Don't include pictures. Quote the lines below from the first through the line that contains "7, 8, 9, 10];".

• [Data lines]:
——————
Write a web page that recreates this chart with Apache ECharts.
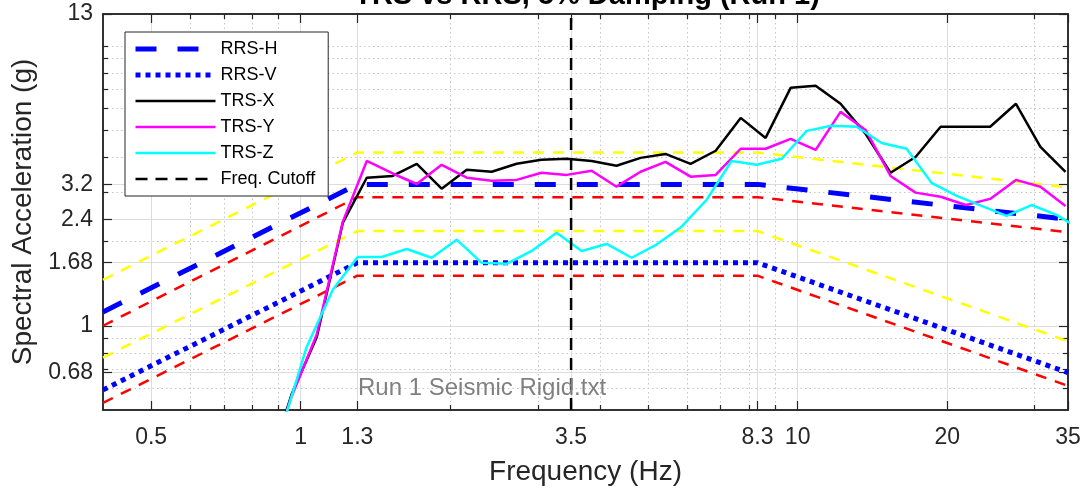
<!DOCTYPE html>
<html>
<head>
<meta charset="utf-8">
<script src="https://cdn.jsdelivr.net/npm/echarts@6/dist/echarts.min.js"></script>
<style>
  html, body { margin: 0; padding: 0; background: #fff; }
  #chart { width: 1087px; height: 493px; }
</style>
</head>
<body>
<div id="chart"></div>
<script>
// Axis ranges and tick positions (log-log plot)
const xRange = [0.4, 35];
const yRange = [0.5, 13];
const xMajorTicks = [0.5, 1, 1.3, 3.5, 8.3, 10, 20, 35];
const xMinorTicks = [0.6, 0.7, 0.8, 0.9, 2, 3, 4, 5, 6, 7, 8, 9, 30];
const yMajorTicks = [0.68, 1, 1.68, 2.4, 3.2, 13];
const yMinorTicks = [0.6, 0.7, 0.8, 0.9, 2, 3, 4, 5, 6, 7, 8, 9, 10];

// Required response spectra, [frequency Hz, acceleration g]
const rrsH = [[0.4, 1.12], [1.3, 3.2], [8.3, 3.2], [35, 2.4]];
const rrsV = [[0.4, 0.59], [1.3, 1.68], [8.3, 1.68], [35, 0.68]];
// Tolerance band around the RRS curves
const rrsHLower = [[0.4, 1.0], [1.3, 2.88], [8.3, 2.88], [35, 2.16]];
const rrsHUpper = [[0.4, 1.46], [1.3, 4.16], [8.3, 4.16], [35, 3.12]];
const rrsVLower = [[0.4, 0.53], [1.3, 1.51], [8.3, 1.51], [35, 0.61]];
const rrsVUpper = [[0.4, 0.77], [1.3, 2.18], [8.3, 2.18], [35, 0.88]];

// Test response spectra
const freqXY = [0.854, 0.959, 1.077, 1.215, 1.358, 1.531, 1.712, 1.921, 2.158, 2.423,
  2.72, 3.05, 3.43, 3.85, 4.32, 4.83, 5.42, 6.09, 6.84, 7.68,
  8.62, 9.68, 10.87, 12.2, 13.7, 15.38, 17.27, 19.4, 21.8, 24.4,
  27.5, 30.8, 34.6];
const trsX = [0.30, 0.57, 0.91, 2.33, 3.38, 3.43, 3.79, 3.09, 3.61, 3.55,
  3.79, 3.92, 3.95, 3.88, 3.73, 3.98, 4.11, 3.79, 4.22, 5.53,
  4.69, 7.08, 7.2, 6.21, 4.85, 3.52, 4.01, 5.14, 5.14, 5.14,
  6.21, 4.36, 3.55];
const trsY = [0.30, 0.56, 0.93, 2.35, 3.88, 3.50, 3.21, 3.76, 3.38, 3.30,
  3.32, 3.52, 3.46, 3.58, 3.14, 3.55, 3.85, 3.41, 3.46, 4.29,
  4.29, 4.65, 4.25, 5.81, 5.01, 3.43, 2.99, 2.89, 2.70, 2.84,
  3.32, 3.14, 2.68];
const freqZ = [0.916, 1.028, 1.16, 1.302, 1.455, 1.634, 1.834, 2.06, 2.31, 2.597,
  2.916, 3.273, 3.675, 4.128, 4.634, 5.2, 5.84, 6.56, 7.36, 8.27,
  9.29, 10.43, 11.7, 13.15, 14.76, 16.57, 18.6, 20.9, 23.45, 26.33,
  29.56, 33.19, 37.27];
const trsZ = [0.43, 0.84, 1.345, 1.76, 1.76, 1.88, 1.75, 2.03, 1.68, 1.665,
  1.85, 2.15, 1.85, 1.96, 1.75, 1.95, 2.26, 2.82, 3.88, 3.76,
  3.95, 4.97, 5.18, 5.14, 4.50, 4.29, 3.24, 2.91, 2.68, 2.47,
  2.70, 2.49, 2.2];

const cutoffFreq = 3.5;
const legendNames = ['RRS-H', 'RRS-V', 'TRS-X', 'TRS-Y', 'TRS-Z', 'Freq. Cutoff'];

const FONT = '"Liberation Sans", Arial, Helvetica, sans-serif';
const AX = '#262626';
const fmt = v => String(+Number(v).toPrecision(4));
const pairs = (xs, ys) => xs.map((x, i) => [x, ys[i]]);

function makeAxis(range, pos, ticks, opts) {
  return Object.assign({
    type: 'log', logBase: 10, min: range[0], max: range[1], position: pos,
    axisLine: { show: true, onZero: false, lineStyle: { color: AX, width: 1.5 } },
    axisTick: { show: true, inside: true, length: opts.tickLen, customValues: ticks,
                lineStyle: { color: AX, width: 1.2 } },
    axisLabel: { show: false },
    splitLine: { show: false },
    minorTick: { show: false },
    minorSplitLine: { show: false }
  }, opts.extra || {});
}

const majorGrid = { show: true, lineStyle: { color: '#dcdcdc', width: 1 } };
const minorGrid = { show: true, lineStyle: { color: '#c4c4c4', width: 1, type: [1.5, 3] } };
const tickLabel = (ticks, margin) => ({
  show: true, customValues: ticks, margin: margin, color: AX,
  fontSize: 23, fontFamily: FONT, formatter: fmt
});

const xAxes = [
  makeAxis(xRange, 'bottom', xMajorTicks, { tickLen: 9, extra: {
    axisLabel: tickLabel(xMajorTicks, 16),
    splitLine: majorGrid,
    name: 'Frequency (Hz)', nameLocation: 'middle', nameGap: 48,
    nameTextStyle: { color: AX, fontSize: 28, fontFamily: FONT }
  } }),
  makeAxis(xRange, 'top', xMajorTicks, { tickLen: 9 }),
  makeAxis(xRange, 'bottom', xMinorTicks, { tickLen: 5, extra: { splitLine: minorGrid } }),
  makeAxis(xRange, 'top', xMinorTicks, { tickLen: 5 })
];
const yAxes = [
  makeAxis(yRange, 'left', yMajorTicks, { tickLen: 9, extra: {
    axisLabel: tickLabel(yMajorTicks, 10),
    splitLine: majorGrid,
    name: 'Spectral Acceleration (g)', nameLocation: 'middle', nameGap: 66,
    nameTextStyle: { color: AX, fontSize: 28, fontFamily: FONT }
  } }),
  makeAxis(yRange, 'right', yMajorTicks, { tickLen: 9 }),
  makeAxis(yRange, 'left', yMinorTicks, { tickLen: 5, extra: { splitLine: minorGrid } }),
  makeAxis(yRange, 'right', yMinorTicks, { tickLen: 5 })
];

function line(name, data, color, width, type, z) {
  return {
    name: name, type: 'line', data: data, xAxisIndex: 0, yAxisIndex: 0,
    symbol: 'none', clip: true, z: z, silent: true,
    lineStyle: { color: color, width: width, type: type, cap: 'butt' },
    itemStyle: { color: color }
  };
}

const series = [
  line('RRS-H +', rrsHUpper, '#ffff00', 2.5, [11, 9], 2),
  line('RRS-H -', rrsHLower, '#ff0000', 2.5, [11, 9], 2),
  line('RRS-V +', rrsVUpper, '#ffff00', 2.5, [11, 9], 2),
  line('RRS-V -', rrsVLower, '#ff0000', 2.5, [11, 9], 2),
  line('RRS-H', rrsH, '#0000ff', 5, [21, 21], 3),
  line('RRS-V', rrsV, '#0000ff', 5, [5, 5], 3),
  line('TRS-X', pairs(freqXY, trsX), '#000000', 2.5, 'solid', 4),
  line('TRS-Y', pairs(freqXY, trsY), '#ff00ff', 2.5, 'solid', 4),
  line('TRS-Z', pairs(freqZ, trsZ), '#00ffff', 2.5, 'solid', 4),
  line('Freq. Cutoff', [[cutoffFreq, yRange[0]], [cutoffFreq, yRange[1]]], '#000000', 2.5, [12, 8], 5)
];

// Legend entries keep each series' own line width and dash, without a marker
const legendData = legendNames.map(n => {
  const s = series.find(x => x.name === n);
  return { name: n, itemStyle: { opacity: 0 },
           lineStyle: { width: s.lineStyle.width, type: s.lineStyle.type, color: s.lineStyle.color } };
});

const chart = echarts.init(document.getElementById('chart'), null, { renderer: 'canvas' });
chart.setOption({
  animation: false,
  backgroundColor: '#ffffff',
  grid: { left: 103, right: 19, top: 14, bottom: 83, containLabel: false },
  xAxis: xAxes,
  yAxis: yAxes,
  legend: {
    data: legendData,
    orient: 'vertical', left: 125, top: 32,
    padding: [8, 13, 8, 8],
    itemWidth: 80, itemHeight: 14, itemGap: 8,
    backgroundColor: '#ffffff', borderColor: AX, borderWidth: 1, borderRadius: 0,
    itemStyle: { opacity: 0 },
    textStyle: { color: '#000', fontSize: 18, fontFamily: FONT },
    selectedMode: false
  },
  graphic: [
    { type: 'text', x: 587, y: -4, z: 10,
      style: { text: 'TRS vs RRS, 5% Damping (Run 1)', fill: '#000',
               font: 'bold 29px ' + FONT, textAlign: 'center', textVerticalAlign: 'middle' } },
    { type: 'text', x: 358, y: 388, z: 10,
      style: { text: 'Run 1 Seismic Rigid.txt', fill: '#808080',
               font: '24px ' + FONT, textAlign: 'left', textVerticalAlign: 'middle' } }
  ],
  series: series
});
</script>
</body>
</html>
——————
• [Complete output]:
Write a web page that recreates this chart with Apache ECharts.
<!DOCTYPE html>
<html>
<head>
<meta charset="utf-8">
<script src="https://cdn.jsdelivr.net/npm/echarts@6/dist/echarts.min.js"></script>
<style>
  html, body { margin: 0; padding: 0; background: #fff; }
  #chart { width: 1087px; height: 493px; }
</style>
</head>
<body>
<div id="chart"></div>
<script>
// Axis ranges and tick positions (log-log plot)
const xRange = [0.4, 35];
const yRange = [0.5, 13];
const xMajorTicks = [0.5, 1, 1.3, 3.5, 8.3, 10, 20, 35];
const xMinorTicks = [0.6, 0.7, 0.8, 0.9, 2, 3, 4, 5, 6, 7, 8, 9, 30];
const yMajorTicks = [0.68, 1, 1.68, 2.4, 3.2, 13];
const yMinorTicks = [0.6, 0.7, 0.8, 0.9, 2, 3, 4, 5, 6, 7, 8, 9, 10];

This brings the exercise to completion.